How other instructions can go wrong

There are, of course, many more operations in the SPARC instruction set. Most of these deal with data manipulation in registers, for example, adding, testing, or multiplying. These operations do not reference memory. Instead, they require that the data be present in a register first, and the resulting value will also be placed into a register.

Register-only instructions will obviously not cause faults due to illegal memory addresses. The only cases where specific data values might cause a fault or a trap to occur would be divide-by-zero, various floating-point errors, or specific illegal or unexpected trap instructions.

You may also have the odd illegal instruction to deal with, but that's normally due to the program attempting to execute data as if it were code. These are pretty unusual, especially in kernel code.

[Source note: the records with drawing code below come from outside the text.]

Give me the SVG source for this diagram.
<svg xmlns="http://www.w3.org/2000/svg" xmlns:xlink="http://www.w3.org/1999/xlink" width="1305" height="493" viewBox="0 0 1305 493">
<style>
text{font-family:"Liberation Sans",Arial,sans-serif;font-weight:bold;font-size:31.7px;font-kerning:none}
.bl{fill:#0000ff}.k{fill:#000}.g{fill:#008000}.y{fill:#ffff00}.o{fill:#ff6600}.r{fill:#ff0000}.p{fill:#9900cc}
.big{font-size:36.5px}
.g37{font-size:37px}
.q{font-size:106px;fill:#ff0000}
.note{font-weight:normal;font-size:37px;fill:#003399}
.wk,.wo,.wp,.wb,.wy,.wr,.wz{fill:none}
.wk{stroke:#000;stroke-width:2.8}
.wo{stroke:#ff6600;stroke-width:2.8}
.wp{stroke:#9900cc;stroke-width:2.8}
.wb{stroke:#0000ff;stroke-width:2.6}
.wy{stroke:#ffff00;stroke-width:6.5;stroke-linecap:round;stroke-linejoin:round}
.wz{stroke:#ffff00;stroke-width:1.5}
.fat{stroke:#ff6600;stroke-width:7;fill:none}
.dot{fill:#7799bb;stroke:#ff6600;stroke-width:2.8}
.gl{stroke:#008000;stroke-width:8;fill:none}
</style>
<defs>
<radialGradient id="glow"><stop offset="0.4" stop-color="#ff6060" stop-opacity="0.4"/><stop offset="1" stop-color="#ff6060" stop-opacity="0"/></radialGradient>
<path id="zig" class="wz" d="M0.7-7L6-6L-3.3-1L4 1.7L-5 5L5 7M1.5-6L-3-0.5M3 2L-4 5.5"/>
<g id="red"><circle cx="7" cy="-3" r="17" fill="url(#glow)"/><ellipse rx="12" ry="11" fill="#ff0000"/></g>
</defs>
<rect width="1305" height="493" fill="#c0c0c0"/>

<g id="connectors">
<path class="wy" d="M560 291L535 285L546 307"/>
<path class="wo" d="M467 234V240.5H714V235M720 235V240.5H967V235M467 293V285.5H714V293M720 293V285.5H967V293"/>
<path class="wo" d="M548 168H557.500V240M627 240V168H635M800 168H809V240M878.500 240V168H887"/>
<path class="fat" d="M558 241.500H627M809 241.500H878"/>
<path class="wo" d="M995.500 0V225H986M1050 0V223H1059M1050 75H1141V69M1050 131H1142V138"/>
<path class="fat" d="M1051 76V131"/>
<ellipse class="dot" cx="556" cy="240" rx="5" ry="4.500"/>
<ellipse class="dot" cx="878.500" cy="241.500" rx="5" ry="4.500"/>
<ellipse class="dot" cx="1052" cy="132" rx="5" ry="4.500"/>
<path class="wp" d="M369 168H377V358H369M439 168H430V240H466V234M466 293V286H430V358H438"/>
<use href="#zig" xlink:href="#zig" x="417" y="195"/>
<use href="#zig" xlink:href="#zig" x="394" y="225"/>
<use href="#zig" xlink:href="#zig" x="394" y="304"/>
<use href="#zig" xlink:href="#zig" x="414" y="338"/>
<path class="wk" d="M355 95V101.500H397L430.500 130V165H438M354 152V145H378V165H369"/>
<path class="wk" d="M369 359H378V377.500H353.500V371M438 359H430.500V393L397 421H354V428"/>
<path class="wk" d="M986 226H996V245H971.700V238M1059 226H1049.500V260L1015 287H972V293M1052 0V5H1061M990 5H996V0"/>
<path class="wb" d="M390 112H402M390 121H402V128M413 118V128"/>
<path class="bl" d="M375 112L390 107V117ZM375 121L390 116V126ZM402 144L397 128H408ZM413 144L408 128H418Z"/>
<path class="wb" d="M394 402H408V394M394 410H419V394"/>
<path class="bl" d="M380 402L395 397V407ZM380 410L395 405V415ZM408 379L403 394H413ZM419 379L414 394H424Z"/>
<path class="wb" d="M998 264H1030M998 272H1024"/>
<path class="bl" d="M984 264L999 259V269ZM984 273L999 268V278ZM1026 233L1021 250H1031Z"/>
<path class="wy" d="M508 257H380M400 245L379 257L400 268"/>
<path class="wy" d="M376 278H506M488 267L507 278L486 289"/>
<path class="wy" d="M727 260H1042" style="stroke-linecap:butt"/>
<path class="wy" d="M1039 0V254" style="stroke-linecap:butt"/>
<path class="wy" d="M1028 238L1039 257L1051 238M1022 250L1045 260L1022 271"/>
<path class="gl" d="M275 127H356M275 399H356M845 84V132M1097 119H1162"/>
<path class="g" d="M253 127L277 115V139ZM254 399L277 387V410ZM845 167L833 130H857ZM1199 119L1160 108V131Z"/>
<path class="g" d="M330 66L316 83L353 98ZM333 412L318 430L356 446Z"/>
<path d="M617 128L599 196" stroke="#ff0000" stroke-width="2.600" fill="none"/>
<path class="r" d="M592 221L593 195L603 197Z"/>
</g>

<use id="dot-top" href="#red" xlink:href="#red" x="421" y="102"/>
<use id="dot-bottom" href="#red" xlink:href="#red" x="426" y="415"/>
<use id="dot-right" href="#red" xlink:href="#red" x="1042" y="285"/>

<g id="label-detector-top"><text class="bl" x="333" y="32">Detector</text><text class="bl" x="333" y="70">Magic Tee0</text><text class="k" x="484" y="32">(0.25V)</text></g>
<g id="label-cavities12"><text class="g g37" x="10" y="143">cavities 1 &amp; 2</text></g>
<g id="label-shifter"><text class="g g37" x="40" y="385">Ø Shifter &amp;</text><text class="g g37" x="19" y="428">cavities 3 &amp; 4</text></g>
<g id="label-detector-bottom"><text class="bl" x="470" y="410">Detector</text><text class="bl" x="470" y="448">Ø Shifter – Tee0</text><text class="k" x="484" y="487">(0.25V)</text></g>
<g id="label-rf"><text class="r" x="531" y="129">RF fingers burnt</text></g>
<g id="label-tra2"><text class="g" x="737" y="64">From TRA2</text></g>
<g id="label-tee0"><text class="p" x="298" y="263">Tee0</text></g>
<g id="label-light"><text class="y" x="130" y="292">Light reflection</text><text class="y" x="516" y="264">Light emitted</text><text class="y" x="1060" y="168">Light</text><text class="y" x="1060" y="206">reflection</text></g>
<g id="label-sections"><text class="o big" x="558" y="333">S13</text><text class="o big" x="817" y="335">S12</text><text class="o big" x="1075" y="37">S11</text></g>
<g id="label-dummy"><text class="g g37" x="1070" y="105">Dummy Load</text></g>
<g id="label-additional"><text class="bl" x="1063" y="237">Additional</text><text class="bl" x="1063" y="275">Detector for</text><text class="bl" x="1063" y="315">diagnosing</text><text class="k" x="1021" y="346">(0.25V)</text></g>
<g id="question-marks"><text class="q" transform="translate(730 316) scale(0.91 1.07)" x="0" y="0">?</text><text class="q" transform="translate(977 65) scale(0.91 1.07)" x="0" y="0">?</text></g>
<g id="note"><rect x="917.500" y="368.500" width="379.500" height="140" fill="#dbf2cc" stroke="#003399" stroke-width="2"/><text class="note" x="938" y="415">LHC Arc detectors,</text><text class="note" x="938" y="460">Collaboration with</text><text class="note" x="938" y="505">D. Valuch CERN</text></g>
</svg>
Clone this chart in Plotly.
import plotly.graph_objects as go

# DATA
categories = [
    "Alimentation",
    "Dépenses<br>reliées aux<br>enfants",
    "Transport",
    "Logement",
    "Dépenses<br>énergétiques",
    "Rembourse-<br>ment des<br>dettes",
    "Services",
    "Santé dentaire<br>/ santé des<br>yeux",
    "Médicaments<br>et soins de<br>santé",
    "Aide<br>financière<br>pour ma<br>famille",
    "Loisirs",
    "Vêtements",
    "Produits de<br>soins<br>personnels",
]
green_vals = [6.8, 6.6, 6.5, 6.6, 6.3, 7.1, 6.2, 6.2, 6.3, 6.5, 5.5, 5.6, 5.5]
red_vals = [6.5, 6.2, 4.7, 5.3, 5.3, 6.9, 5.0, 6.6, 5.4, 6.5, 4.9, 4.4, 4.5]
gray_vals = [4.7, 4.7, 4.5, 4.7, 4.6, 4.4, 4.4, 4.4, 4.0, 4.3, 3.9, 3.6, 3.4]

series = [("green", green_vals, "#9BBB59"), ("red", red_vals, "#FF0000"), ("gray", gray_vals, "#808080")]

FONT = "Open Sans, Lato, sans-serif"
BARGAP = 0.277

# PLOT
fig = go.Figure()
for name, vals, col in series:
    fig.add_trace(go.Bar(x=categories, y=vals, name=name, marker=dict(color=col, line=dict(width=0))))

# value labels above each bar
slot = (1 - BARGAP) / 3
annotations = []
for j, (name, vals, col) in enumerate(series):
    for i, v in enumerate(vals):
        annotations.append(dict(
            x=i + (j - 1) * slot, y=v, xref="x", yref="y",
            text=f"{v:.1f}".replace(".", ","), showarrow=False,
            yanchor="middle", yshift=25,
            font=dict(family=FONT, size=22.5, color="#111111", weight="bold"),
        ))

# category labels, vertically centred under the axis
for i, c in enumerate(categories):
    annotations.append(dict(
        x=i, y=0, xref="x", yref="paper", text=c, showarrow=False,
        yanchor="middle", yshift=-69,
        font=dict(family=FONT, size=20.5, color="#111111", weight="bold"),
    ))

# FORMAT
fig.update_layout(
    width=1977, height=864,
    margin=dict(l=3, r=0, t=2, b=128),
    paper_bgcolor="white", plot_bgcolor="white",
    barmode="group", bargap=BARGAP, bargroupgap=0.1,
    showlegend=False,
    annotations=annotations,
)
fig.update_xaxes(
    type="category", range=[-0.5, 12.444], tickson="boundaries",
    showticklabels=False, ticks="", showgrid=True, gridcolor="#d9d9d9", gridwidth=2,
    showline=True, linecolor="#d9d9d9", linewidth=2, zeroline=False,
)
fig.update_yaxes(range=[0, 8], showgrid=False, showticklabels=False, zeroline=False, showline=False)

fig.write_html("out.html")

The most frequent errors occur when wild pointers are dereferenced and the machine tries to find data that just isn't there.

Finding trouble

These are the most common instructions that generate traps (faults) and abort the program or panic the system. Now you should be able to recognize the bad instruction and identify the address. Unfortunately, this is only a part of the story; many times you will be forced to backtrack in the code to see why the address in that register is wrong.

Reading assembly code is not a trivial exercise, but with this information and a bit of practice, you can often match the assembly to C source code (if you have it available) and identify the area or even the line of code where the problem occurred.